Miller has since written a book about her experience entitled “Marked for Life.” She speaks about gun violence and calls herself an advocate for hope. When mass shootings erupt in other communities, Miller makes herself available.
Tragically, the opportunity to help others going through similar scenarios happens all too often in America, Miller said.
"You know, it has been hard, because, unfortunately, we see an increase in the amount of gun violence and massive incidences that we see around the world, and specifically in Colorado, where I live,” she said.
Just last month, one student was killed and eight injured at a school in Highlands Ranch, just a few miles from Columbine High School.
“I just feel like it’s been one thing after another, and it’s always really hard to turn on the TV and see that there’s another community that is struggling with the unanswerable questions,” Miller told Gomulka.”The impact is so far-reaching on lives and, unfortunately, now we're seeing so many communities where this has become so commonplace.”

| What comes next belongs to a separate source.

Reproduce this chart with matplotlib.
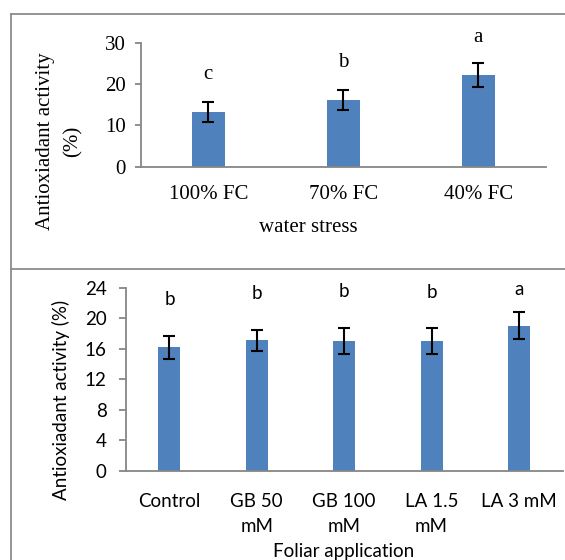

She said her goal is to link arms with these very communities, calling herself a physical testament to the fact that a mass shooting is not the end.
“It feels like the end right now, but I am standing here to let you know that there is life beyond this tragedy and that’s a hard place to step into,” she explained to Gomulka. “It’s very sacred to step into a community that has experienced violence of any kind, and I don't take that for granted.”
Miller added that, for her, visiting communities in the aftermath of a shooting is not a re-traumatization, because she took the time to get the help she needed after the Columbine shootings.
“I’m not back under the table in the library; I'm not experiencing it all over again,” Miller said. “I've got the help I needed.”
Part of the healing process meant riding through the rough feelings. Every time she feels emotions about what happened, Miller said, she faces them head-on, rather than pushing difficult feelings away.
“You have to feel in order to heal,” she said. “So, I've done the work, so that I can be there as a support for others.”
After the school shootings at Sandy Hook Elementary School, Virginia Tech, Arapahoe High School and Marjory Stoneman Douglas High School, Miller visited each community and spoke. Additionally, she visited and spoke in Winnenden, Germany, after that community suffered through a school shooting.